Migliaia di sciiti afghani urlano slogan contro lo Stato Islamico nella città di Herat, dopo un attentato in una moschea in cui sono state uccise 33 persone (HOSHANG HASHIMI/AFP/Getty Images)
L’obiettivo dell’Iran in Afghanistan, sostengono diversi analisti, è contare sempre di più, mantenendo il governo afghano debole, in due modi: aumentando la sua influenza nelle province occidentali afghane, vicine al suo confine, come Farah e Herat; e sostenendo i talebani, che si oppongono anche alla presenza in Afghanistan degli americani e dello Stato Islamico, entrambi nemici dell’Iran. In questo senso è difficile dire se e quanto l’uccisione di Mansour abbia indebolito gli interessi iraniani in Afghanistan. Certamente l’Iran ha perso un importante interlocutore, ma il successore di Mansour, Hibatullah Akhundzada, non ha mostrato finora di avere intenzione di rompere i legami con il governo iraniano.

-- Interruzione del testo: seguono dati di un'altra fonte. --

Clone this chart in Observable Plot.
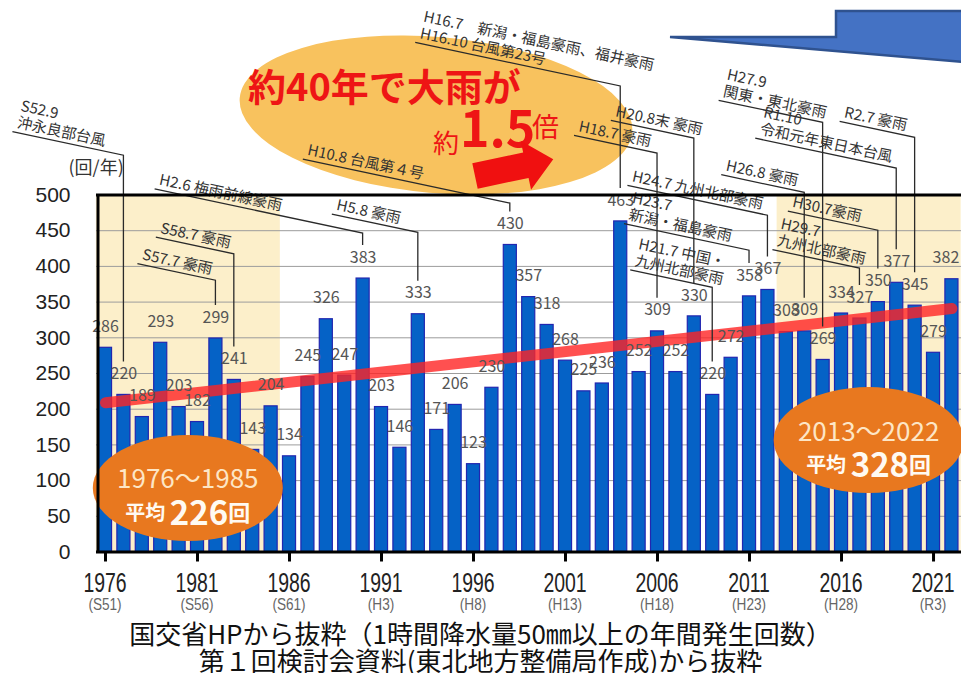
<!DOCTYPE html>
<html><head><meta charset="utf-8">
<script src="https://cdn.jsdelivr.net/npm/d3@7"></script>
<script src="https://cdn.jsdelivr.net/npm/@observablehq/plot@0.6"></script>
<style>
body{margin:0;background:#fff;}
#cap{width:961px;text-align:center;font-family:"Noto Sans CJK JP";font-size:26px;line-height:27px;color:#111;padding-top:5px;font-weight:400}
</style></head><body>
<div id="chart"></div>
<div id="cap"><div>国交省HPから抜粋（1時間降水量50㎜以上の年間発生回数）</div><div>第１回検討会資料(東北地方整備局作成)から抜粋</div></div>
<script>
// ---------- data ----------
const years = [1976,1977,1978,1979,1980,1981,1982,1983,1984,1985,
  1986,1987,1988,1989,1990,1991,1992,1993,1994,1995,
  1996,1997,1998,1999,2000,2001,2002,2003,2004,2005,
  2006,2007,2008,2009,2010,2011,2012,2013,2014,2015,
  2016,2017,2018,2019,2020,2021,2022];
const counts = [286,220,189,293,203,182,299,241,143,204,
  134,245,326,247,383,203,146,333,171,206,
  123,230,430,357,318,268,225,236,463,252,
  309,252,330,220,272,358,367,308,309,269,
  334,327,350,377,345,279,382];
const tickYears = [1976,1981,1986,1991,1996,2001,2006,2011,2016,2021];
const eraLabels = ["(S51)","(S56)","(S61)","(H3)","(H8)","(H13)","(H18)","(H23)","(H28)","(R3)"];
const yTicks = [0,50,100,150,200,250,300,350,400,450,500];
const periodStarts = [1976, 2013];
const periodEnds = [1985, 2022];
const periodLabels = ["1976～1985", "2013～2022"];
const periodAverages = [226, 328];
const trendYears = [1976, 2022];
const trendValues = [209, 341];
const eventYears = [1977,1982,1983,1990,1993,1998,2004,2006,2008,2009,2011,2012,2014,2015,2017,2018,2019,2020];
const eventLabels = [
  "S52.9\n沖永良部台風",
  "S57.7 豪雨",
  "S58.7 豪雨",
  "H2.6 梅雨前線豪雨",
  "H5.8 豪雨",
  "H10.8 台風第４号",
  "H16.7　新潟・福島豪雨、福井豪雨\nH16.10 台風第23号",
  "H18.7 豪雨",
  "H20.8末 豪雨",
  "H21.7 中国・\n九州北部豪雨",
  "H23.7\n新潟・福島豪雨",
  "H24.7 九州北部豪雨",
  "H26.8 豪雨",
  "H27.9\n関東・東北豪雨",
  "H29.7\n九州北部豪雨",
  "H30.7豪雨",
  "R1.10\n令和元年東日本台風",
  "R2.7 豪雨"
];

// ---------- layout (leader elbows in y units, leader lengths in px) ----------
const leaderLayout = [
  [555,111],[380,78],[417,78],[446,208],[447,86],[488,207],[652,205],[558,83],[579,83],
  [370,82],[422,125],[471,140],[503,83],[601,104],[397,87],[450,90],[537,141],[580,75]
];
const periodEllipseY = [89, 156];

const data = years.map((year, i) => ({year, count: counts[i]}));
const lastYear = years[years.length - 1];
const countOf = y => counts[years.indexOf(y)];
const xDomain = [1975.51, 2022.52];
const FONT = "Noto Sans CJK JP";

function decorations(index, scales) {
  const {x, y} = scales;
  const g = d3.create("svg:g").attr("text-anchor", "start");
  // top banner ellipse
  g.append("ellipse").attr("cx", 436).attr("cy", 115).attr("rx", 197).attr("ry", 78)
    .attr("transform", "rotate(5 436 115)").attr("fill", "#f8c25e");
  g.append("text").attr("x", 248).attr("y", 101).attr("font-family", FONT)
    .attr("font-size", 38).attr("font-weight", 700).attr("fill", "#ee1515").text("約40年で大雨が");
  const t2 = g.append("text").attr("font-family", FONT).attr("fill", "#ee1515");
  t2.append("tspan").attr("x", 433).attr("y", 153).attr("font-size", 26).text("約");
  t2.append("tspan").attr("x", 460).attr("y", 147).attr("font-size", 50).attr("font-weight", 700).text("1.5");
  t2.append("tspan").attr("x", 532).attr("y", 137).attr("font-size", 27).text("倍");
  // red arrow
  g.append("path").attr("d", "M0,-13L52,-13L52,-25L80,0L52,25L52,13L0,13Z")
    .attr("transform", "translate(475,176) rotate(-12)").attr("fill", "#f01010");
  // blue callout
  g.append("path").attr("d", "M670,37L836,37L836,11L963,11L963,62Z")
    .attr("fill", "#4472c4").attr("stroke", "#2f528f").attr("stroke-width", 2.5);
  // period ellipses
  periodStarts.forEach((s, i) => {
    const cx = (x(s) + x(periodEnds[i])) / 2, cy = y(periodEllipseY[i]);
    g.append("ellipse").attr("cx", cx).attr("cy", cy).attr("rx", 95).attr("ry", 53).attr("fill", "#e8781f");
    g.append("text").attr("x", cx).attr("y", cy - 11).attr("text-anchor", "middle").attr("dominant-baseline", "central")
      .attr("font-family", FONT).attr("font-size", 26).attr("fill", "#fde6c6").text(periodLabels[i]);
    const t = g.append("text").attr("x", cx).attr("y", cy + 23).attr("text-anchor", "middle").attr("dominant-baseline", "central")
      .attr("font-family", FONT).attr("font-weight", 700).attr("fill", "#fffaf2");
    t.append("tspan").attr("font-size", 20).text("平均 ");
    t.append("tspan").attr("font-size", 33).text(String(periodAverages[i]));
    t.append("tspan").attr("font-size", 22).text("回");
  });
  return g.node();
}

function annotations(index, scales) {
  const {x, y} = scales;
  const g = d3.create("svg:g").attr("text-anchor", "start");
  const ang = 12, tn = Math.tan(ang * Math.PI / 180);
  eventYears.forEach((yr, i) => {
    const [elbow, span] = leaderLayout[i];
    const ex = x(yr), ey = y(elbow);
    const sx = ex - span, sy = ey - span * tn;
    const endY = y(countOf(yr)) - 33;
    g.append("path").attr("d", `M${sx},${sy}L${ex},${ey}L${ex},${endY}`)
      .attr("fill", "none").attr("stroke", "#2a2a2a").attr("stroke-width", 1.3);
    const lines = eventLabels[i].split("\n");
    const tg = g.append("g").attr("transform", `translate(${sx},${sy}) rotate(${ang})`);
    lines.forEach((ln, j) => {
      tg.append("text").attr("x", 3).attr("y", -5 - (lines.length - 1 - j) * 17)
        .attr("font-family", FONT).attr("font-size", 15).attr("fill", "#333").text(ln);
    });
  });
  return g.node();
}

function xLabels(index, scales) {
  const {x, y} = scales;
  const g = d3.create("svg:g").attr("text-anchor", "middle");
  tickYears.forEach((yr, i) => {
    g.append("text").attr("transform", `translate(${x(yr)},${y(0) + 40}) scale(0.72,1)`)
      .attr("font-family", "Liberation Sans").attr("font-size", 27).attr("fill", "#222").text(String(yr));
    g.append("text").attr("transform", `translate(${x(yr)},${y(0) + 58}) scale(0.85,1)`)
      .attr("font-family", "Liberation Sans").attr("font-size", 16).attr("fill", "#666").text(eraLabels[i]);
  });
  return g.node();
}

const plot = Plot.plot({
  width: 961, height: 614,
  marginLeft: 96, marginRight: 0, marginTop: 194.5, marginBottom: 62.5,
  x: {type: "linear", domain: xDomain, axis: null},
  y: {domain: [0, 500], axis: null},
  style: {background: "transparent", overflow: "visible"},
  marks: [
    Plot.rect(periodStarts.map((s, i) => ({s, e: periodEnds[i]})),
      {x1: d => d.s - 0.5, x2: d => d.e + 0.5, y1: 0, y2: 500, fill: "#fcefca"}),
    Plot.ruleY(yTicks.filter(v => v > 0 && v < 500), {stroke: "#9c9c9c", strokeWidth: 1}),
    Plot.rectY(data, {x1: d => d.year - 0.355, x2: d => d.year + 0.355, y: "count",
      fill: "#0562c6", stroke: "#2226b0", strokeWidth: 1.2}),
    Plot.line(trendYears.map((yr, i) => ({yr, v: trendValues[i]})),
      {x: "yr", y: "v", stroke: "#ff2424", strokeOpacity: 0.8, strokeWidth: 11, strokeLinecap: "round"}),
    Plot.text(data.filter(d => d.year !== lastYear), {x: "year", y: "count", text: d => String(d.count), dy: -21,
      fontSize: 16, fontFamily: FONT, fill: "#555"}),
    Plot.text(data.filter(d => d.year === lastYear), {x: "year", y: "count", text: d => String(d.count), dy: -21, dx: -6,
      fontSize: 16, fontFamily: FONT, fill: "#555"}),
    decorations,
    annotations,
    Plot.ruleY([0, 500], {stroke: "#000", strokeWidth: 3}),
    Plot.ruleX([xDomain[0]], {y1: 0, y2: 500, dx: 1.5, stroke: "#000", strokeWidth: 3}),
    Plot.ruleX(tickYears, {x: d => d, y1: 0, y2: 0, insetTop: 0, insetBottom: -10, stroke: "#000", strokeWidth: 3}),
    Plot.text(yTicks, {y: d => d, frameAnchor: "left", textAnchor: "end", dx: -26, text: d => String(d),
      fontSize: 21, fontFamily: "Liberation Sans", fill: "#222"}),
    Plot.text(["(回/年)"], {frameAnchor: "top-left", dx: -28, dy: -34, text: d => d,
      fontSize: 18, fontFamily: FONT, fill: "#333"}),
    xLabels
  ]
});
document.getElementById("chart").appendChild(plot);
</script>
</body></html>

Diversa è la questione che coinvolge il Pakistan, che è un altro pezzo importante della storia. L’analista Kyle Orton ha scritto che l’aspetto più rilevante del viaggio di Mansour in Iran è che l’incontro fu sostenuto dal Pakistan. È un particolare rilevante perché il Pakistan è un paese alleato degli Stati Uniti, ma da anni i suoi servizi di sicurezza sono accusati di collaborare e proteggere i talebani afghani con l’obiettivo di mantenere l’influenza pakistana in Afghanistan e costringere le truppe americane ad andarsene. C’è però anche un altro aspetto da considerare. Secondo fonti governative americane citate dal New York Times, sarebbero stati proprio i pakistani ad aiutare gli Stati Uniti a individuare Mansour per l’attacco coi droni del maggio 2016: alcuni ipotizzano che il Pakistan abbia temuto che Mansour e i talebani potessero uscire dalla sfera d’influenza pakistana e avvicinarsi troppo ad altre forze straniere, come Iran e Russia. Questa versione, comunque, è stata smentita da alcuni esponenti del governo pakistano e da altre ricostruzioni, e ancora oggi non è chiaro come andarono le cose. Di certo c’è che l’atteggiamento futuro del Pakistan verso i talebani, e la collaborazione tra il governo pakistano e americano, saranno elementi che condizioneranno il tentativo dell’Iran di farsi largo in Afghanistan.